Requirements>
Output each line exactly as it appears, skipping any embedded picture.

==== Recorded data ====

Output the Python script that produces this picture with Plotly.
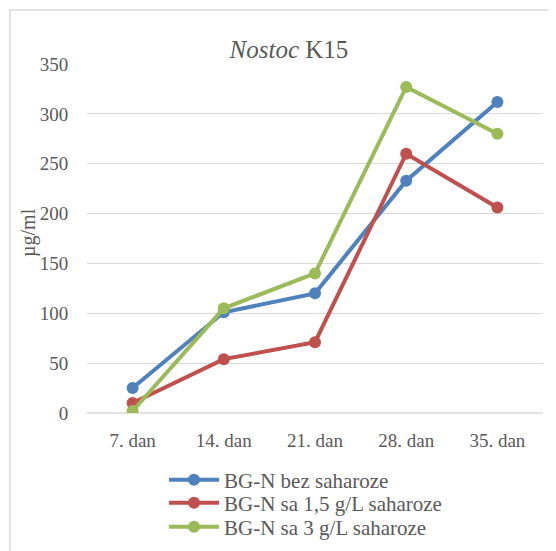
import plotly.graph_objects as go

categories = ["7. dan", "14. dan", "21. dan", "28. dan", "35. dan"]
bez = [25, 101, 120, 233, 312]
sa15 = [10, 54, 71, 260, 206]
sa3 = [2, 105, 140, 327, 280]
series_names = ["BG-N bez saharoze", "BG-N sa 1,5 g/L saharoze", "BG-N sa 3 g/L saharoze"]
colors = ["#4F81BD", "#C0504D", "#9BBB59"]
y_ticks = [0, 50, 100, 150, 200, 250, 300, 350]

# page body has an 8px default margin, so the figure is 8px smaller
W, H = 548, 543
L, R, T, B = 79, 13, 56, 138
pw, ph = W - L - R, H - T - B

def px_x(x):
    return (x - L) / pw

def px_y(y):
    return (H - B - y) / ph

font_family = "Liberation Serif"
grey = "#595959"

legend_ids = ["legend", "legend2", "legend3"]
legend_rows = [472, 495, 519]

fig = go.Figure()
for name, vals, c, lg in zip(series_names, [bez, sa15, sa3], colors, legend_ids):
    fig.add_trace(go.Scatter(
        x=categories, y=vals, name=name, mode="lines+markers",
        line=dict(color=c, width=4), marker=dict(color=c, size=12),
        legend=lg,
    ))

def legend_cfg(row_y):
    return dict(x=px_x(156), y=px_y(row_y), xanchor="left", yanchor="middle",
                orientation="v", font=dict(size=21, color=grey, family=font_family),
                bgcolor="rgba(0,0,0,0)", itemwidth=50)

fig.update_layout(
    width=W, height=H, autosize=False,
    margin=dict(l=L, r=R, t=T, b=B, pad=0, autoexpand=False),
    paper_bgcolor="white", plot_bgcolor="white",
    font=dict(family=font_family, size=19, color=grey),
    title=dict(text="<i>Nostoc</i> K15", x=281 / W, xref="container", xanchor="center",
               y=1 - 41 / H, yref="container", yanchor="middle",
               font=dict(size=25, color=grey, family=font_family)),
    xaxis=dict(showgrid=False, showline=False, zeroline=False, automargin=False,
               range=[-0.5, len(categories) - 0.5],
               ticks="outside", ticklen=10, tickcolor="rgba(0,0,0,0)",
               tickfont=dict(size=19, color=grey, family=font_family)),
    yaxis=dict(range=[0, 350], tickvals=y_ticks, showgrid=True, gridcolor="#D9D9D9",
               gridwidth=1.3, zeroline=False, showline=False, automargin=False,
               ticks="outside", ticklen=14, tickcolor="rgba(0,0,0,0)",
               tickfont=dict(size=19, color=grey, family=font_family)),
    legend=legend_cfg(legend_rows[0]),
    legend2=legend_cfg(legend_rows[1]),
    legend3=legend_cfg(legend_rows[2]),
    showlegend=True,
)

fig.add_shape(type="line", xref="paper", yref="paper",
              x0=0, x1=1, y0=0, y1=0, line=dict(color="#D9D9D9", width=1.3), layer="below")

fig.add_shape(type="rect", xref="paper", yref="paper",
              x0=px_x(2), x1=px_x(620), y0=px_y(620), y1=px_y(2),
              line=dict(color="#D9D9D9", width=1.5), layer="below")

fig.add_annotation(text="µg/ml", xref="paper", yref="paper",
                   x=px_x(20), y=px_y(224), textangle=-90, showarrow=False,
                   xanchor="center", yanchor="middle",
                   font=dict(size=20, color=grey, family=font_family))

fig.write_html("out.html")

====

The completed task>
Output the Python script that produces this picture with Plotly.
import plotly.graph_objects as go

categories = ["7. dan", "14. dan", "21. dan", "28. dan", "35. dan"]
bez = [25, 101, 120, 233, 312]
sa15 = [10, 54, 71, 260, 206]
sa3 = [2, 105, 140, 327, 280]
series_names = ["BG-N bez saharoze", "BG-N sa 1,5 g/L saharoze", "BG-N sa 3 g/L saharoze"]
colors = ["#4F81BD", "#C0504D", "#9BBB59"]
y_ticks = [0, 50, 100, 150, 200, 250, 300, 350]

# page body has an 8px default margin, so the figure is 8px smaller
W, H = 548, 543
L, R, T, B = 79, 13, 56, 138
pw, ph = W - L - R, H - T - B

def px_x(x):
    return (x - L) / pw

def px_y(y):
    return (H - B - y) / ph

font_family = "Liberation Serif"
grey = "#595959"

legend_ids = ["legend", "legend2", "legend3"]
legend_rows = [472, 495, 519]

fig = go.Figure()
for name, vals, c, lg in zip(series_names, [bez, sa15, sa3], colors, legend_ids):
    fig.add_trace(go.Scatter(
        x=categories, y=vals, name=name, mode="lines+markers",
        line=dict(color=c, width=4), marker=dict(color=c, size=12),
        legend=lg,
    ))

def legend_cfg(row_y):
    return dict(x=px_x(156), y=px_y(row_y), xanchor="left", yanchor="middle",
                orientation="v", font=dict(size=21, color=grey, family=font_family),
                bgcolor="rgba(0,0,0,0)", itemwidth=50)

fig.update_layout(
    width=W, height=H, autosize=False,
    margin=dict(l=L, r=R, t=T, b=B, pad=0, autoexpand=False),
    paper_bgcolor="white", plot_bgcolor="white",
    font=dict(family=font_family, size=19, color=grey),
    title=dict(text="<i>Nostoc</i> K15", x=281 / W, xref="container", xanchor="center",
               y=1 - 41 / H, yref="container", yanchor="middle",
               font=dict(size=25, color=grey, family=font_family)),
    xaxis=dict(showgrid=False, showline=False, zeroline=False, automargin=False,
               range=[-0.5, len(categories) - 0.5],
               ticks="outside", ticklen=10, tickcolor="rgba(0,0,0,0)",
               tickfont=dict(size=19, color=grey, family=font_family)),
    yaxis=dict(range=[0, 350], tickvals=y_ticks, showgrid=True, gridcolor="#D9D9D9",
               gridwidth=1.3, zeroline=False, showline=False, automargin=False,
               ticks="outside", ticklen=14, tickcolor="rgba(0,0,0,0)",
               tickfont=dict(size=19, color=grey, family=font_family)),
    legend=legend_cfg(legend_rows[0]),
    legend2=legend_cfg(legend_rows[1]),
    legend3=legend_cfg(legend_rows[2]),
    showlegend=True,
)

fig.add_shape(type="line", xref="paper", yref="paper",
              x0=0, x1=1, y0=0, y1=0, line=dict(color="#D9D9D9", width=1.3), layer="below")

fig.add_shape(type="rect", xref="paper", yref="paper",
              x0=px_x(2), x1=px_x(620), y0=px_y(620), y1=px_y(2),
              line=dict(color="#D9D9D9", width=1.5), layer="below")

fig.add_annotation(text="µg/ml", xref="paper", yref="paper",
                   x=px_x(20), y=px_y(224), textangle=-90, showarrow=False,
                   xanchor="center", yanchor="middle",
                   font=dict(size=20, color=grey, family=font_family))

fig.write_html("out.html")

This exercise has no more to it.